Otherwise, when materializing a full blown "fat" JavaScript object, I found Flatbuffer performance to be less than alternatives.

Cap'n Proto

Cap'n Proto's recommended JavaScript implementation only targets Node.js, as it is simply a wrapper around a C++ module. It also seems like it's suffered some bitrot, as it was not possible for me to get it to compile on a recent Node.js version. Also, it had plenty of caveats around performance being bad in the documentation.

Instead, I opted to test capnp-es. This library also uses a lazy approach to deserialization. Performance was so bad with Cap'n Proto that I had to drop it from my investigation to be able to iterate more quickly on the other options.

With so many similar alternatives that feature better performance and better browser support, I'm not sure it makes sense to use Cap'n Proto in 2025 for targeting browsers.

MessagePack and Cbor

I also tested msgpackr and cbor-x. I've seen great performance with both of these libraries in the past, on the server side, but in the browser, they were some of the slowest libraries that I tested.

Non-Performance Reasons to Avoid JSON

So far this post has been focused on performance, but I think it's also worth mentioning the myriad of downsides to JSON beyond performance:

Required String Input

JSON.parse requires a string as input. This can be problematic with large inputs, as some JavaScript implementations cap the length of a string at 512MB (Node.js) or 1GB (Chrome).

Limited Type Support & Lack of a Schema

JSON does not support many types that are important for many types of programs. For example, JSON does not have a 64 bit integer type. Some implementations will use a 64 bit floating point type for these values, which will silently mangle values greater than or equal to 2 to the 53rd power. The workaround for this is typically to represent these values using strings, which can be parsed into a BigInt value, or just kept in a string representation if numeric operations will not be performed on these values.

Since JSON is schema-less, decoding a JSON message performs no validation on the shape or type of the decoded data. If we want these sorts of validations, we must validate messages ourselves when we receive them.

Many serialization formats, like Protobuf, perform this sort of validation implicitly when deserializing messages.

A Short Anecdote: Broken Ad Campaigns

At one point in my career, I broke an important client's ad campaign because the company I was at used strings to represent numbers to avoid BigInt issues, and I accidentally added 500 to "500", resulting in a request to fetch the client's 500,500th ad instead of the 1000th ad.

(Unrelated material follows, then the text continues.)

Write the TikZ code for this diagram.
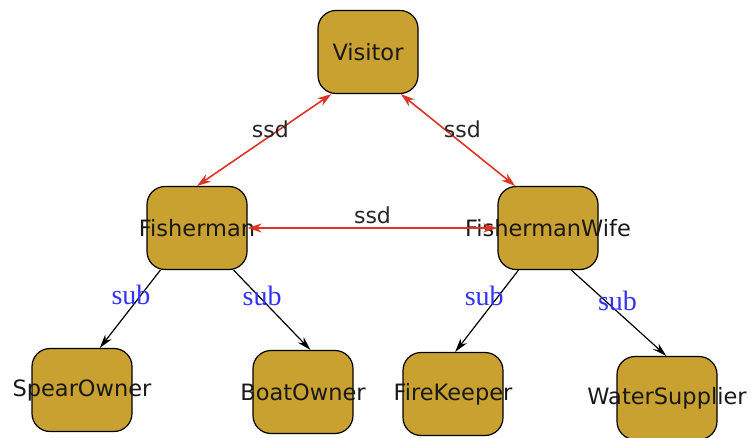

This was embarrassing and cost the company some amount of money.

Nowadays, most people use TypeScript, which can avoid some of these kinds of issues. But JSON does nothing to help us here, and indeed actively harms us. We have to actually use a library like zod to get good end to end protections here.

Poor Performance on the Server Side

In my benchmarks, using a Rust server, JSON serialization was slower than most alternatives.

Conclusions & Future Work

In conclusion, I think that Bebop, Avro, and Protobuf are all good solutions that can outperform JSON for encoding messages from a server to a browser. (Hopefully Avro has a a release soon, and Protobuf.js accepts my PR!)

Next, I'd like to write a similar post about the server side implementations of these technologies, where I think things are a bit less nuanced and simpler.

Notes on Benchmarking

The code for the benchmarks is here.
All of these benchmarks were for processing a payload of 1 million trips of NYC Citibike data. It was 340MB when encoded using JSON.
All of these benchmarks except Cap'n Proto were run 10 times, and an average was taken. Cap'n Proto was only run once on account of how slow it was.